Akhmatova was aware of the historic and cultural significance of her magnum opus. That is why she gave the first part of the poem, “1913,” the subtitle “A Petersburg Tale,” thereby creating a direct parallel with another famous “Petersburg Tale,” Pushkin’s Bronze Horseman. In fact, the role of Akhmatova’s poem in forming the latter-day Petersburg mythos is comparable to the impulse given to the birth of that mythos by Pushkin’s poem. In the opinion of Lev Loseff, Poem Without a Hero is a “‘historiosophical’ poem, not so much about the events of history as the mechanism of history, which Akhmatova sees in the cyclical nature of the ages, in the endless repetition, which is what brings it close to Pushkin’s historical vision.”32

Poem Without a Hero lacks a developed narrative. The embryo of a plot can be reduced to the traditional love triangle, Pierrot-Columbine-Harlequin, beyond which can be seen the real drama that agitated the artistic circles of the capital in 1913. A young poet and officer, Vsevolod Knyazev, committed suicide by shooting himself in the chest. Rumor tied this suicide, typical of Petersburg’s “prewar, lascivious and threatening” atmosphere, in Akhmatova’s words, to Knyazev’s unrequited love for Akhmatova’s friend, the dancer Olga Glebova-Sudeikina. Knyazev’s lucky rival was said to be the poet Alexander Blok. At her son’s funeral, Knyazev’s mother lashed out at Olga. “God will punish those who made him suffer.”

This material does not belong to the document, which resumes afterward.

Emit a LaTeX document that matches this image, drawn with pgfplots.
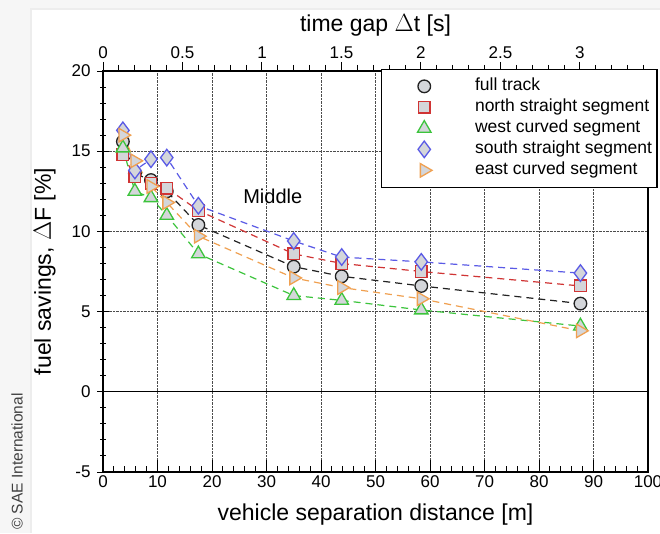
\documentclass[border=0pt]{standalone}
\usepackage{pgfplots}
\pgfplotsset{compat=1.18}
\usepackage{pgfplotstable}
\usepackage{fontspec}
\setmainfont{Liberation Sans}

\definecolor{cFull}{HTML}{222222}
\definecolor{cNorth}{HTML}{D03434}
\definecolor{cWest}{HTML}{3CC43C}
\definecolor{cSouth}{HTML}{5A5AE6}
\definecolor{cEast}{HTML}{F0A050}
\definecolor{mfill}{HTML}{D4D6DA}

% distance [m] vs fuel savings [%]
\pgfplotstableread{
d     full  north west  south east
3.65  15.6  14.8  15.2  16.3  16.0
5.85  13.6  13.4  12.5  13.8  14.4
8.8   13.2  13.0  12.1  14.5  12.8
11.7  12.5  12.7  11.0  14.6  11.8
17.5  10.4  11.3  8.6   11.6  9.7
35.0  7.8   8.6   6.0   9.4   7.1
43.8  7.2   8.0   5.7   8.4   6.5
58.4  6.6   7.5   5.1   8.1   5.8
87.6  5.5   6.6   4.1   7.4   3.8
}\savings

\pgfplotsset{
  dashln/.style={line width=1.2pt, dash pattern=on 7pt off 5pt},
  sFull/.style={cFull, mark=*, mark size=6.3pt, mark options={solid, fill=mfill, line width=1.3pt}},
  sNorth/.style={cNorth, mark=square*, mark size=5.8pt, mark options={solid, fill=mfill, line width=1.3pt}},
  sWest/.style={cWest, mark=triangle*, mark size=7.8pt, mark options={solid, fill=mfill, line width=1.3pt}},
  sSouth/.style={cSouth, mark=diamond*, mark size=8.3pt, mark options={solid, fill=mfill, line width=1.3pt}},
  sEast/.style={cEast, mark=triangle*, mark size=7.8pt, mark options={solid, rotate=-90, fill=mfill, line width=1.3pt}},
}

\begin{document}
\begin{tikzpicture}[x=1pt,y=1pt]
\useasboundingbox (-103,-61) rectangle (557,472);
\fill[gray!7] (-103,-61) rectangle (557,472);
\fill[gray!14] (-73,-61) rectangle (557,464);
\fill[white] (-71,-61) rectangle (557,462);
\node[rotate=90, text=black!75, font=\fontsize{15.5}{15.5}\selectfont, anchor=west, inner sep=0pt] at (-86,-58) {© SAE International};

% top axis: time gap
\begin{axis}[
  at={(0pt,0pt)}, anchor=south west,
  scale only axis, width=545pt, height=401pt,
  xmin=0, xmax=3.428, ymin=-5, ymax=20,
  axis x line*=top, hide y axis,
  axis line style={line width=1.2pt},
  xtick={0,0.5,...,3}, minor xtick={0.1,0.2,...,3.41},
  tick align=outside, major tick length=9pt, minor tick length=6pt,
  every tick/.style={black, line width=1pt},
  /pgf/number format/assume math mode=true,
  tick label style={font=\fontsize{17}{17}\selectfont},
  xlabel={time gap $\Delta$t [s]},
  xlabel style={font=\fontsize{23}{23}\selectfont, yshift=3pt},
]
\addplot[draw=none, forget plot] coordinates {(0,0)};
\end{axis}

% main axis: separation distance
\begin{axis}[
  at={(0pt,0pt)}, anchor=south west,
  scale only axis, width=545pt, height=401pt,
  xmin=0, xmax=100, ymin=-5, ymax=20,
  axis line style={line width=1.2pt},
  xtick={0,10,...,100}, ytick={-5,0,...,20},
  minor xtick={2,4,...,98}, minor ytick={-4,-3,...,19},
  xtick pos=bottom, ytick pos=left,
  xtick align=inside, ytick align=center,
  major tick length=12pt, minor tick length=6pt,
  every tick/.style={black, line width=1pt},
  grid=major,
  major grid style={densely dotted, line width=0.9pt, black!70},
  /pgf/number format/assume math mode=true,
  tick label style={font=\fontsize{17}{17}\selectfont},
  yticklabel style={xshift=-3pt},
  xlabel={vehicle separation distance [m]},
  ylabel={fuel savings, $\Delta$F [\%]},
  xlabel style={font=\fontsize{23}{23}\selectfont, yshift=-9pt},
  every axis y label/.style={at={(axis description cs:-0.107,0.5)}, rotate=90, anchor=center,
    font=\fontsize{23}{23}\selectfont},
  legend style={at={(1.018,1.006)}, anchor=north east, draw=black, line width=1.5pt,
    font=\fontsize{17.5}{17.5}\selectfont, inner xsep=3pt, inner ysep=6.5pt, row sep=0pt,
    nodes={text height=12.5pt, text depth=3.5pt, inner ysep=2.5pt, inner xsep=2pt}},
  legend cell align=left,
  legend image code/.code={\draw[#1] plot coordinates {(39pt,0pt)}; \path (0pt,0pt) (87pt,0pt);},
]
\addplot[black, line width=1pt, forget plot] coordinates {(0,0) (100,0)};

\addplot[sFull, dashln, forget plot] table[x=d, y=full] {\savings};
\addplot[sNorth, dashln, forget plot] table[x=d, y=north] {\savings};
\addplot[sWest, dashln, forget plot] table[x=d, y=west] {\savings};
\addplot[sSouth, dashln, forget plot] table[x=d, y=south] {\savings};
\addplot[sEast, dashln, forget plot] table[x=d, y=east] {\savings};

\addlegendimage{sFull}
\addlegendentry{full track}
\addlegendimage{sNorth}
\addlegendentry{north straight segment}
\addlegendimage{sWest}
\addlegendentry{west curved segment}
\addlegendimage{sSouth}
\addlegendentry{south straight segment}
\addlegendimage{sEast}
\addlegendentry{east curved segment}

\node[anchor=west, font=\fontsize{20}{20}\selectfont] at (axis cs:25.1,12.2) {Middle};
\end{axis}
\end{tikzpicture}
\end{document}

Knyazev, his poetry, and the tragic story of his love were buried by World War I and the revolution; they seemed destined to oblivion. (The death in 1945 of Olga Glebova-Sudeikina from consumption in Paris also went unnoticed.) But Blok remained popular after the revolution, and his untimely death in August 1921 only added to his mystique and made him one of the most revered poets in the history of Russian literature.

Blok played an exceptionally important part in Akhmatova’s life, both as a poet and as a symbol of his era. In the 1910s Akhmatova started a risky literary game with Blok, hinting in her published poems of her love for an unnamed poet with features—like his famous gray eyes—that made him easily recognizable.

The legend that Akhmatova and Blok had had an affair survived the poet’s death and even the publication of his diaries and notebooks. The average reader did not notice what Akhmatova’s eye caught instantly: “As is clear from Blok’s notebooks, I had no place in his life.”

Angry protestations and ironic puzzlement became part and parcel of Akhmatova’s conversations with acquaintances old and new, including me. In 1965 I would not have dared suggest to her that the obvious source for the legend was Akhmatova’s early—and quite popular—love poems. Be that as it may, the Blok elements in Poem Without a Hero form a crucial layer of the work, a knot of themes, images, allusions, and direct citations all leading to Blok.33

Blok appears as an androgynous hero, a demon with a woman’s smile and a dual image. He is not only Harlequin but also Don Juan “with dead heart and dead gaze.” Akhmatova took the epigraph to the first chapter from Mozart’s opera Don Giovanni:

Di rider finirai pria deWaurora.

(You will stop laughing before dawn.)

As usual for Akhmatova, the reference hides a deeper parallel—with the classic Russian interpretation of the Don Juan legend, Pushkin’s Stone Guest (on which Alexander Dargomyzhsky, the spiritual father of the Mighty Five, based his imaginative opera of the same name).

Shortly after World War II Akhmatova wrote a work on The Stone Guest; she later revised and expanded it several times. In this essay she maintained that Pushkin projected his own emotions onto his Don Juan: fear of happiness and eternal fidelity. For her, Pushkin’s Don Juan “truly was transformed during his assignation with Donna Anna and the whole tragedy lies in the fact that at that instant he loved and was happy, and instead of salvation, from which he was just a step away, there came disaster.”

It has practically become a truism that Akhmatova often hints at a correlation between Pushkin’s life and work and her own. She compares Pushkin’s Don Juan with a Petersburg rake and calls his friends “golden youths.” The well-versed reader of turn-of-the-century Russian poetry (Akhmatova’s intended reader) will readily recall “the Petersburg Don Juan” Alexander Blok and his famous 1912 poem “The Commendatore’s Footsteps,” in which the autobiographical hero, called Don Juan, meets the Commendatore, who has come for him, and exclaims,

Maid of Light! Where are you, Donna Anna?

Anna! Anna!—Silence.

These lines are themselves an imitation of the last line of Pushkin’s tragedy (“I perish—it’s over. O Donna Anna!”).